Segnali e modelli comportamentali

Emozioni nello sport: Meglio emotivi che apatici

Diamo un’occhiata alle emozioni cosiddette di base: paura, rabbia, tristezza, gioia, sorpresa e disgusto. Charles Darwin, che fu il primo ad occuparsi dell’espressione emotiva negli animali e negli uomini, dichiarò che ad ogni emozione di base corrispondeva un’espressione del viso specifica ed universale.

Grazie ai segnali mimici s’informano gli altri sulle azioni che intendiamo eseguire e questo aiuta ad adattarsi meglio creando meno malintesi nelle interazioni sociali.

Le emozioni di primo grado, denominate anche di base, possono variare nella loro intensità e sono dei modelli comportamentali tracciati geneticamente che si sono sviluppati nel corso dell’evoluzione per garantire un adeguamento ottimale all’ambiente in cui viviamo. Per quanto riguarda la loro funzione, all’inizio si trattava solo di scoprire quali vantaggi dal punto di vista dell’adattamento avrebbero portato nel corso dell’evoluzione.

Impulsi diretti

Emozioni nello sport: Meglio emotivi che apatici

In generale, si può dire che le emozioni sono elementi non qualificati ma ben radicati che formano la capacità di reazione, grazie a cui l’uomo può agire rapidamente e in modo adeguato alla situazione.

Un’emozione che alla sua prima apparizione non si lascia influenzare funge da allarme, avverte che sta succedendo qualcosa che esige una reazione immediata.

O detto in altre parole: fai qualcosa, fallo velocemente e fallo con tutte le conseguenze! Il termine «emozione» deriva dalla parola latina «emovere», che significa «muoversi molto». Secondo Nitsch (2004) le emozioni regolano le azioni, sono regolate da queste ultime e dipendono dalle esperienze vissute attraverso le azioni.

Emozioni nello sport: Meglio emotivi che apatici

Gestire le proprie reazioni

Col mutare del tempo, le emozioni hanno perso un po’ della loro funzione biologico-evolutiva.

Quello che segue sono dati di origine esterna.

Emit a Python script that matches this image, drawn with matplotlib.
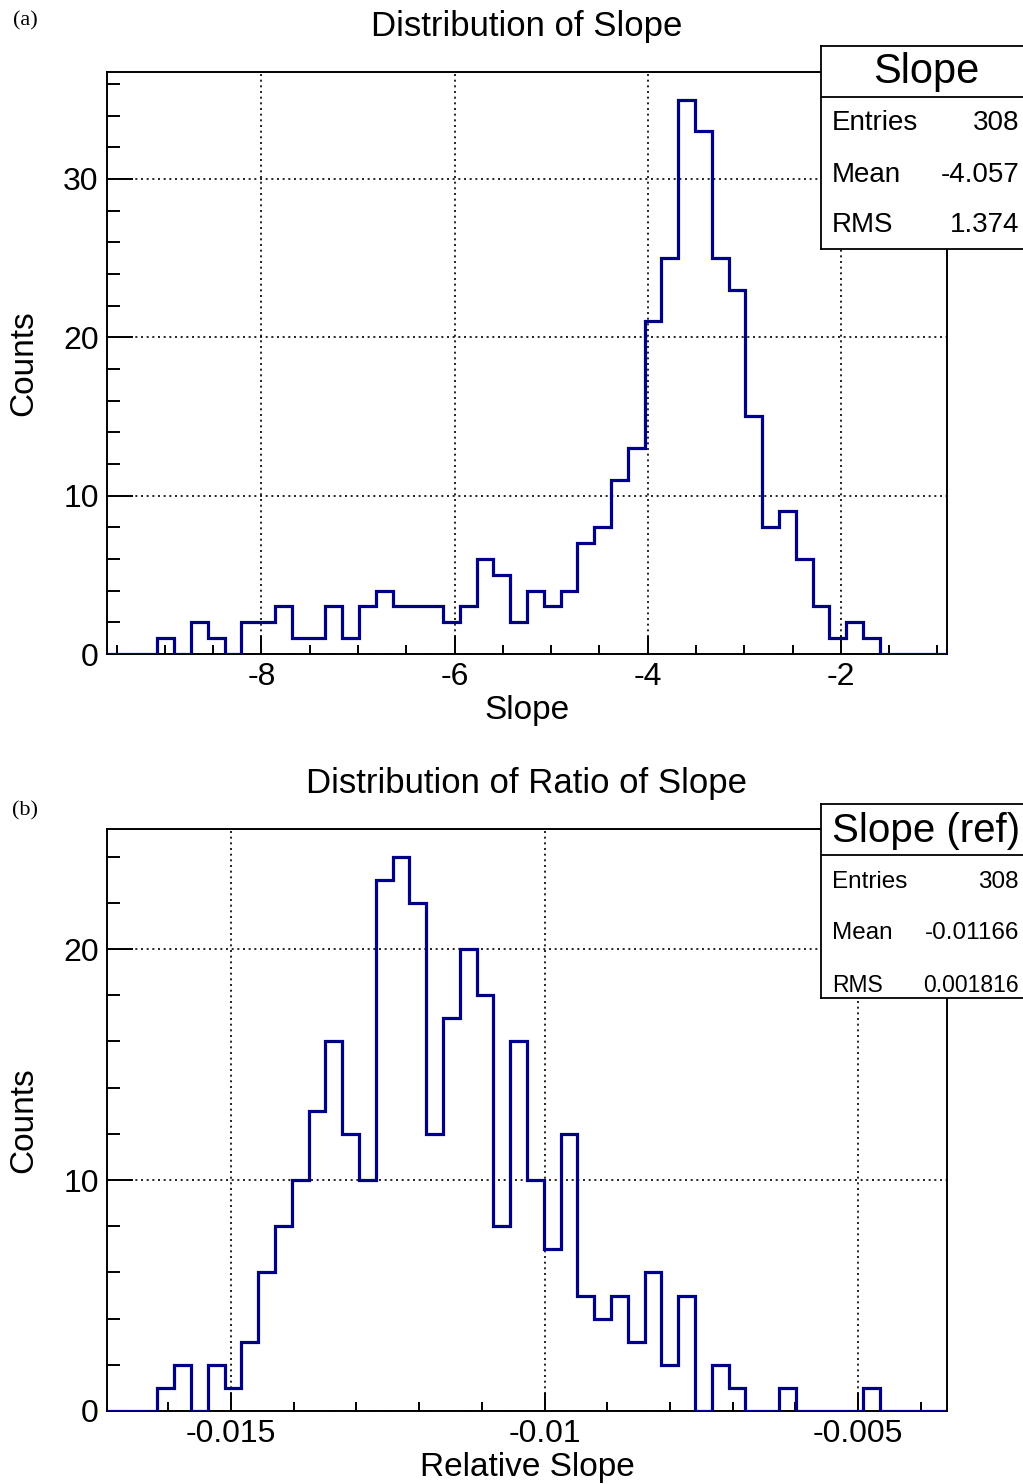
import numpy as np
import matplotlib
matplotlib.use("Agg")
import matplotlib.pyplot as plt
from matplotlib.ticker import MultipleLocator
from matplotlib.lines import Line2D

plt.rcParams['font.family'] = ['Liberation Sans', 'DejaVu Sans']

# ---- histogram contents -------------------------------------------------
slope_range = (-9.6, -0.9)
slope_counts = [0, 0, 0, 1, 0, 2, 1, 0, 2, 2,
                3, 1, 1, 3, 1, 3, 4, 3, 3, 3,
                2, 3, 6, 5, 2, 4, 3, 4, 7, 8,
                11, 13, 21, 25, 35, 33, 25, 23, 15, 8,
                9, 6, 3, 1, 2, 1, 0, 0, 0, 0]

ratio_range = (-0.01698, -0.00358)
ratio_counts = [0, 0, 0, 1, 2, 0, 2, 1, 3, 6,
                8, 10, 13, 16, 12, 10, 23, 24, 22, 12,
                17, 20, 18, 8, 16, 10, 7, 12, 5, 4,
                5, 3, 6, 2, 5, 0, 2, 1, 0, 0,
                1, 0, 0, 0, 0, 1, 0, 0, 0, 0]

slope_xticks = [-8, -6, -4, -2]
slope_yticks = [0, 10, 20, 30]
ratio_xticks = [-0.015, -0.01, -0.005]
ratio_xticklabels = ["-0.015", "-0.01", "-0.005"]
ratio_yticks = [0, 10, 20]

slope_stats = [("Entries", "308"), ("Mean", "-4.057"), ("RMS", "1.374")]
ratio_stats = [("Entries", "308"), ("Mean", "-0.01166"), ("RMS", "0.001816")]

LINE = "#000088"
W, H = 1023, 1484

fig = plt.figure(figsize=(W / 100, H / 100), dpi=100)


def fx(px):
    return px / W


def fy(py):
    return 1 - py / H


def hist_panel(top, counts, xrange_, xticks, xticklabels, yticks,
               xminor, title, xlabel):
    left, right, bottom = 107, 947, top + 582
    ax = fig.add_axes([fx(left), fy(bottom), fx(right - left), (bottom - top) / H])
    edges = np.linspace(xrange_[0], xrange_[1], len(counts) + 1)
    ax.stairs(counts, edges, color=LINE, lw=2.3, baseline=0, zorder=3)
    ax.set_xlim(*xrange_)
    ax.set_ylim(0, 1.05 * max(counts))
    ax.set_xticks(xticks)
    ax.set_xticklabels(xticklabels)
    ax.set_yticks(yticks)
    ax.xaxis.set_minor_locator(MultipleLocator(xminor))
    ax.yaxis.set_minor_locator(MultipleLocator(2))
    ax.tick_params(axis='x', which='major', direction='in', length=13, width=1.4,
                   labelsize=23, pad=6, top=False)
    ax.tick_params(axis='x', which='minor', direction='in', length=6.5, width=1.4, top=False)
    ax.tick_params(axis='y', which='major', direction='in', length=19, width=1.4,
                   labelsize=23, pad=6, right=False)
    ax.tick_params(axis='y', which='minor', direction='in', length=9.5, width=1.4, right=False)
    for s in ax.spines.values():
        s.set_linewidth(1.4)
    ax.grid(True, which='major', color='black', lw=1.2,
            linestyle=(0, (1.2, 2.2)), zorder=1)
    ax.set_axisbelow(True)
    ax.set_title(title, fontsize=25, pad=26)
    ax.set_xlabel(xlabel, fontsize=24, labelpad=2)
    ax.set_ylabel("Counts", fontsize=24, va='center')
    ax.yaxis.set_label_coords((24 - left) / (right - left), 0.5)
    return ax


def stat_box(top, sep, bottom, name, rows, head_size, row_sizes, row_ys):
    left, right = 821, 1023
    bx = fig.add_axes([fx(left), fy(bottom), fx(right - left), (bottom - top) / H])
    bx.set_xlim(left, right)
    bx.set_ylim(bottom, top)
    bx.set_xticks([])
    bx.set_yticks([])
    bx.set_facecolor('white')
    bx.set_zorder(10)
    for s in bx.spines.values():
        s.set_linewidth(1.3)
    bx.spines['right'].set_visible(False)
    bx.add_line(Line2D([left, right], [sep, sep], color='black', lw=1.3))
    bx.text((left + right) / 2 + 4, (top + sep) / 2 + 1, name, fontsize=head_size,
            ha='center', va='center')
    for (lab, val), size, y in zip(rows, row_sizes, row_ys):
        bx.text(832, y, lab, fontsize=size, ha='left', va='center')
        bx.text(1019, y, val, fontsize=size, ha='right', va='center')
    return bx


# (a) slope
hist_panel(72, slope_counts, slope_range, slope_xticks,
           [str(t) for t in slope_xticks], slope_yticks, 0.5,
           "Distribution of Slope", "Slope")
stat_box(46, 97, 249, "Slope", slope_stats, 30, [20, 20, 20], [123, 175, 225])

# (b) relative slope
hist_panel(829, ratio_counts, ratio_range, ratio_xticks,
           ratio_xticklabels, ratio_yticks, 0.001,
           "Distribution of Ratio of Slope", "Relative Slope")
stat_box(804, 855, 998, "Slope (ref)", ratio_stats, 29, [17.5, 17.5, 16.5],
         [882, 933, 985])

fig.text(fx(25), fy(21), "(a)", fontsize=16, family='Liberation Serif',
         ha='center', va='center')
fig.text(fx(25), fy(811), "(b)", fontsize=16, family='Liberation Serif',
         ha='center', va='center')

fig.savefig("out.png", dpi=100, facecolor='white')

L’umanità si è evoluta e con essa anche la comprensione delle emozioni.

Non siamo più le creature «primitive» di una volta. Molti dei comportamenti che all’epoca erano ancora considerati come legittimi, nella società odierna da tempo ormai non vengono più manifestati né, addirittura, accettati.

Per il benessere dell’umanità sono state stabilite nuove norme e nuovi valori che seguiamo tacitamente e grazie ai quali funzioniamo come esseri civili.

Questo ha portato a sviluppare determinate regole per esprimere le emozioni in corrispondenza alla situazione in cui ci si trova. Ciò significa che in tutte le circostanze e in presenza di un certo stimolo non si assume automaticamente un comportamento emotivo puro e non filtrato.

L’uomo, come essere sociale, giudica la prima reazione emotiva solo se essa si manifesta anche nella situazione giusta. Nel caso contrario, la reazione muta a seconda delle possibilità e, ad esempio, al posto della rabbia può rimanere soltanto una mite frustrazione.